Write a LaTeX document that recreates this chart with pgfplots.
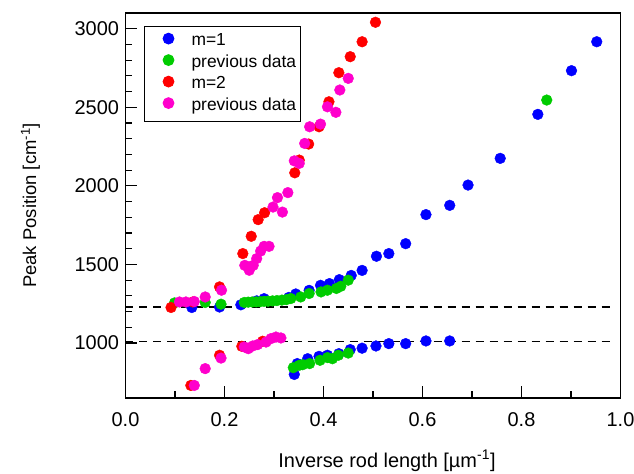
\documentclass[border=0pt]{standalone}
\usepackage{fontspec}
\setmainfont{Liberation Sans}
\usepackage{pgfplots}
\pgfplotsset{compat=1.18}
\definecolor{cblue}{RGB}{0,0,255}
\definecolor{cgreen}{RGB}{0,204,0}
\definecolor{cred}{RGB}{255,0,0}
\definecolor{cmag}{RGB}{255,0,204}
\begin{document}
\begin{tikzpicture}
\begin{axis}[
  scale only axis, width=495bp, height=385bp,
  xmin=0, xmax=1, ymin=650, ymax=3100,
  axis line style={line width=1.2bp},
  xtick={0,0.2,0.4,0.6,0.8,1.0}, minor x tick num=1,
  ytick={1000,1500,2000,2500,3000}, minor y tick num=4,
  tick align=inside, major tick length=12bp, minor tick length=7bp,
  xtick pos=bottom, ytick pos=left,
  every tick/.style={line width=1.2bp, black},
  /pgf/number format/assume math mode=true,
  /pgf/number format/1000 sep={},
  scaled y ticks=false,
  x tick label style={/pgf/number format/.cd, fixed, fixed zerofill, precision=1, /tikz/.cd, yshift=-11bp},
  y tick label style={xshift=-3bp},
  tick label style={font=\fontsize{20}{20}\selectfont},
  xlabel={Inverse rod length [µm\textsuperscript{-1}]},
  ylabel={Peak Position [cm\textsuperscript{-1}]},
  every axis x label/.style={at={(rel axis cs:0.5,0)}, anchor=center, yshift=-63bp, xshift=14bp, font=\fontsize{20}{20}\selectfont},
  every axis y label/.style={at={(rel axis cs:0,0.5)}, anchor=center, xshift=-95bp, rotate=90, font=\fontsize{18.5}{18.5}\selectfont},
  legend image code/.code={\path[draw=none,fill=none] (0bp,-7bp) rectangle (40bp,12bp); \draw[#1] plot coordinates {(20bp,4.5bp)};},
  legend style={at={(0.0374,0.966)}, anchor=north west, draw=black, line width=1bp,
    font=\fontsize{17.5}{17.5}\selectfont, inner xsep=4bp, inner ysep=4.5bp,
    column sep=3bp, row sep=0bp,
    nodes={inner sep=0bp, text height=12bp, text depth=7bp}},
  legend cell align=left,
  only marks,
]
\addplot[color=cblue, mark=*, mark size=5.4pt] coordinates {
(0.134,1226) (0.190,1229) (0.233,1243) (0.265,1268) (0.280,1282) (0.330,1290)
(0.344,1312) (0.371,1335) (0.394,1367) (0.412,1378) (0.432,1403) (0.456,1430)
(0.478,1462) (0.507,1552) (0.532,1569) (0.566,1632) (0.607,1817) (0.655,1876)
(0.692,2005) (0.757,2175) (0.833,2455) (0.901,2733) (0.952,2917)
(0.341,800) (0.347,869) (0.368,900) (0.391,915) (0.408,922) (0.431,932)
(0.454,958) (0.478,967) (0.506,981) (0.532,996) (0.566,996) (0.607,1013) (0.655,1013)
};
\addlegendentry{m=1}
\addplot[color=cgreen, mark=*, mark size=5.4pt] coordinates {
(0.099,1255) (0.161,1258) (0.193,1247)
(0.240,1258) (0.248,1260) (0.256,1261) (0.264,1262) (0.272,1263) (0.280,1265)
(0.288,1266) (0.297,1268) (0.306,1270) (0.316,1273) (0.325,1276) (0.334,1283)
(0.354,1293) (0.371,1315) (0.395,1325) (0.408,1336) (0.426,1347) (0.435,1361)
(0.450,1400) (0.851,2546)
(0.339,843) (0.351,858) (0.358,862) (0.372,869) (0.393,890) (0.408,907)
(0.418,900) (0.430,922) (0.450,936)
};
\addlegendentry{previous data}
\addplot[color=cred, mark=*, mark size=5.4pt] coordinates {
(0.092,1226) (0.136,1261) (0.190,1357) (0.132,730) (0.190,922)
(0.235,979) (0.277,1011)
(0.237,1569) (0.254,1679) (0.268,1785) (0.281,1829)
(0.342,2083) (0.351,2164) (0.370,2266) (0.391,2376) (0.411,2535)
(0.431,2720) (0.454,2822) (0.478,2917) (0.505,3041)
};
\addlegendentry{m=2}
\addplot[color=cmag, mark=*, mark size=5.4pt] coordinates {
(0.109,1261) (0.122,1261) (0.139,1264) (0.161,1293) (0.194,1336)
(0.139,730) (0.161,837) (0.193,904)
(0.240,975) (0.248,964) (0.257,981) (0.267,990) (0.284,1006) (0.294,1028)
(0.304,1038) (0.314,1032)
(0.241,1494) (0.250,1463) (0.258,1494) (0.265,1537) (0.273,1585) (0.280,1615)
(0.290,1615)
(0.298,1865) (0.307,1925) (0.317,1833) (0.328,1957)
(0.341,2159) (0.351,2143) (0.362,2270) (0.372,2376) (0.394,2393) (0.408,2503)
(0.425,2468) (0.433,2610) (0.450,2684)
};
\addlegendentry{previous data}
\addplot[forget plot, no marks, sharp plot, black, line width=1.3bp, dash pattern=on 8bp off 6bp] coordinates {(0,1230) (0.985,1230)};
\addplot[forget plot, no marks, sharp plot, black, line width=1.3bp, dash pattern=on 8bp off 6bp] coordinates {(0,1011) (0.985,1011)};
\coordinate (SW) at (rel axis cs:0,0);
\coordinate (NE) at (rel axis cs:1,1);
\end{axis}
\pgfresetboundingbox
\useasboundingbox ([xshift=-125.5bp,yshift=-76bp]SW) rectangle ([xshift=13.5bp,yshift=13bp]NE);
\end{tikzpicture}
\end{document}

— Goal —
What is needed is an exact reproduction of the data, pictures excluded.

— Exercise response —
Write a LaTeX document that recreates this chart with pgfplots.
\documentclass[border=0pt]{standalone}
\usepackage{fontspec}
\setmainfont{Liberation Sans}
\usepackage{pgfplots}
\pgfplotsset{compat=1.18}
\definecolor{cblue}{RGB}{0,0,255}
\definecolor{cgreen}{RGB}{0,204,0}
\definecolor{cred}{RGB}{255,0,0}
\definecolor{cmag}{RGB}{255,0,204}
\begin{document}
\begin{tikzpicture}
\begin{axis}[
  scale only axis, width=495bp, height=385bp,
  xmin=0, xmax=1, ymin=650, ymax=3100,
  axis line style={line width=1.2bp},
  xtick={0,0.2,0.4,0.6,0.8,1.0}, minor x tick num=1,
  ytick={1000,1500,2000,2500,3000}, minor y tick num=4,
  tick align=inside, major tick length=12bp, minor tick length=7bp,
  xtick pos=bottom, ytick pos=left,
  every tick/.style={line width=1.2bp, black},
  /pgf/number format/assume math mode=true,
  /pgf/number format/1000 sep={},
  scaled y ticks=false,
  x tick label style={/pgf/number format/.cd, fixed, fixed zerofill, precision=1, /tikz/.cd, yshift=-11bp},
  y tick label style={xshift=-3bp},
  tick label style={font=\fontsize{20}{20}\selectfont},
  xlabel={Inverse rod length [µm\textsuperscript{-1}]},
  ylabel={Peak Position [cm\textsuperscript{-1}]},
  every axis x label/.style={at={(rel axis cs:0.5,0)}, anchor=center, yshift=-63bp, xshift=14bp, font=\fontsize{20}{20}\selectfont},
  every axis y label/.style={at={(rel axis cs:0,0.5)}, anchor=center, xshift=-95bp, rotate=90, font=\fontsize{18.5}{18.5}\selectfont},
  legend image code/.code={\path[draw=none,fill=none] (0bp,-7bp) rectangle (40bp,12bp); \draw[#1] plot coordinates {(20bp,4.5bp)};},
  legend style={at={(0.0374,0.966)}, anchor=north west, draw=black, line width=1bp,
    font=\fontsize{17.5}{17.5}\selectfont, inner xsep=4bp, inner ysep=4.5bp,
    column sep=3bp, row sep=0bp,
    nodes={inner sep=0bp, text height=12bp, text depth=7bp}},
  legend cell align=left,
  only marks,
]
\addplot[color=cblue, mark=*, mark size=5.4pt] coordinates {
(0.134,1226) (0.190,1229) (0.233,1243) (0.265,1268) (0.280,1282) (0.330,1290)
(0.344,1312) (0.371,1335) (0.394,1367) (0.412,1378) (0.432,1403) (0.456,1430)
(0.478,1462) (0.507,1552) (0.532,1569) (0.566,1632) (0.607,1817) (0.655,1876)
(0.692,2005) (0.757,2175) (0.833,2455) (0.901,2733) (0.952,2917)
(0.341,800) (0.347,869) (0.368,900) (0.391,915) (0.408,922) (0.431,932)
(0.454,958) (0.478,967) (0.506,981) (0.532,996) (0.566,996) (0.607,1013) (0.655,1013)
};
\addlegendentry{m=1}
\addplot[color=cgreen, mark=*, mark size=5.4pt] coordinates {
(0.099,1255) (0.161,1258) (0.193,1247)
(0.240,1258) (0.248,1260) (0.256,1261) (0.264,1262) (0.272,1263) (0.280,1265)
(0.288,1266) (0.297,1268) (0.306,1270) (0.316,1273) (0.325,1276) (0.334,1283)
(0.354,1293) (0.371,1315) (0.395,1325) (0.408,1336) (0.426,1347) (0.435,1361)
(0.450,1400) (0.851,2546)
(0.339,843) (0.351,858) (0.358,862) (0.372,869) (0.393,890) (0.408,907)
(0.418,900) (0.430,922) (0.450,936)
};
\addlegendentry{previous data}
\addplot[color=cred, mark=*, mark size=5.4pt] coordinates {
(0.092,1226) (0.136,1261) (0.190,1357) (0.132,730) (0.190,922)
(0.235,979) (0.277,1011)
(0.237,1569) (0.254,1679) (0.268,1785) (0.281,1829)
(0.342,2083) (0.351,2164) (0.370,2266) (0.391,2376) (0.411,2535)
(0.431,2720) (0.454,2822) (0.478,2917) (0.505,3041)
};
\addlegendentry{m=2}
\addplot[color=cmag, mark=*, mark size=5.4pt] coordinates {
(0.109,1261) (0.122,1261) (0.139,1264) (0.161,1293) (0.194,1336)
(0.139,730) (0.161,837) (0.193,904)
(0.240,975) (0.248,964) (0.257,981) (0.267,990) (0.284,1006) (0.294,1028)
(0.304,1038) (0.314,1032)
(0.241,1494) (0.250,1463) (0.258,1494) (0.265,1537) (0.273,1585) (0.280,1615)
(0.290,1615)
(0.298,1865) (0.307,1925) (0.317,1833) (0.328,1957)
(0.341,2159) (0.351,2143) (0.362,2270) (0.372,2376) (0.394,2393) (0.408,2503)
(0.425,2468) (0.433,2610) (0.450,2684)
};
\addlegendentry{previous data}
\addplot[forget plot, no marks, sharp plot, black, line width=1.3bp, dash pattern=on 8bp off 6bp] coordinates {(0,1230) (0.985,1230)};
\addplot[forget plot, no marks, sharp plot, black, line width=1.3bp, dash pattern=on 8bp off 6bp] coordinates {(0,1011) (0.985,1011)};
\coordinate (SW) at (rel axis cs:0,0);
\coordinate (NE) at (rel axis cs:1,1);
\end{axis}
\pgfresetboundingbox
\useasboundingbox ([xshift=-125.5bp,yshift=-76bp]SW) rectangle ([xshift=13.5bp,yshift=13bp]NE);
\end{tikzpicture}
\end{document}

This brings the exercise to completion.